Но надо понимать, что пушкинисты, это очень узкий круг людей. Тех, кто пишет о Пушкине, гораздо больше.

— Вы имеете в виду не историков литературы, а людей, пытающихся на свой страх и риск постичь тайны жизни и творчества поэта?

— Известны слова Маяковского: «Бойтесь пушкинистов...» Сейчас я бы сказал, бойтесь «непушкинистов». Теперь на Пушкина накатывается такой вал безответственной лжи, что хорошо бы ввести цензуру. Кстати сказать, Пушкин полагал, что цензура необходима, хотя и много от нее страдал.

Так называемое народное пушкиноведение, с одной стороны, проявление любви. С другой — источник сплетен и домыслов. Вы, наверное, слышали о «таганрогском архиве». Якобы Пушкин в 1829 году передал архив атаману Кутейникову. Этого архива в глаза никто не видел, но вокруг него столько нагорожено...

Из области порнографии — якобы появившийся тайный дневник Пушкина 1836 года. Надо признать, что сделан он довольно ловко. Самое замечательное, что издан он у нас в России и называется первым академическим изданием. Попробуйте придраться: этих академий десятки развелось, если не сотни.

— Так значит, это все подделки?

— Разумеется. Мы храним автографы Пушкина и знаем, что он писал.

— Но и в числе автографов Пушкина, хранящихся в Пушкинском доме, вероятно, есть те, что не для всяких глаз предназначены.

— Конечно, есть, и они известны. Пушкин позволял себе эротические вольности, особенно в молодости. Возможно, это «Тень Баркова» и результат коллективного творчества. Редкий молодежный коллектив без этого обходится, и лицейский не исключение. Пушкин отдал этому дань, но той же «Гавриилиады» он стыдился, и сам уничтожал ее.

— Николай Николаевич, понятно, что вы любите и знаете Пушкина. И все же, какая его вещь вам ближе всего?

— Я согласен с замечанием Василия Васильевича Розанова. Пушкин приходит нам на помощь в любое время и при любом состоянии души. Поэтому я считаю поиски его якобы «потаенной» любви совершенно бесплодными. Наше счастье, что Пушкин любил столько, стольких и так. И сумел это передать в стихах. Мария Николаевна Раевская прекрасно сказала, что он любил только свою музу.
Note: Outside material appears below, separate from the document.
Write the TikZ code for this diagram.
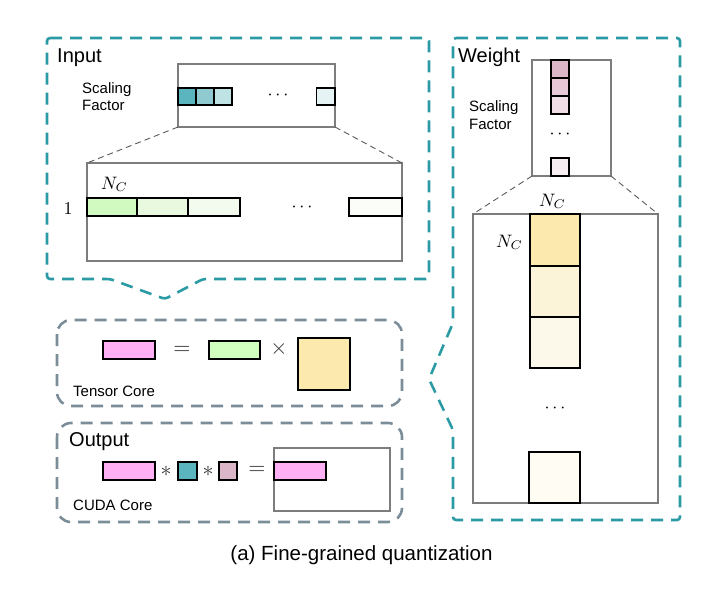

Пушкин — «нормальный» гений. Гений — всегда исключительность, неординарность. Ему удалось совершить гениальный цикл в своем развитии. Ю. М. Лотман писал, что Пушкин был человеком без детства. Если бы у него не было детства, у нас не было бы Пушкина. Где вы видели человека, у колыбели которого бы собрались Карамзин, Батюшков, Дмитриев? Его мать писала письма, которые сравнивали с письмами мадам де Сталь. Отец читал наизусть всего Мольера. У Пушкина было идеальное детство, отрочество, юность. Он учился в самом уникальном лицее за всю историю нашей школы. Он пережил романтическую молодость. В его судьбе была поездка на Кавказ, а потом заточение в глубинке. У Пушкина был нормальный возрастной цикл со всеми кризисами, переломами, эротикой, демонизмом... В зрелом возрасте он обратился к Евангелию. Идеальный человеческий цикл.

— Нам повезло, что мы знаем русский язык и понимаем его стихи. Кажется, перевести пушкинские строки на чужой язык невозможно.

— Фаина Раневская говорила — мне жаль иностранцев, у них нет Пушкина.

Подготовила Людмила Леусская.


Материал был опубликован в газете «Санкт-Петербургские ведомости» № 105 (3215) от 5.06.2004 года.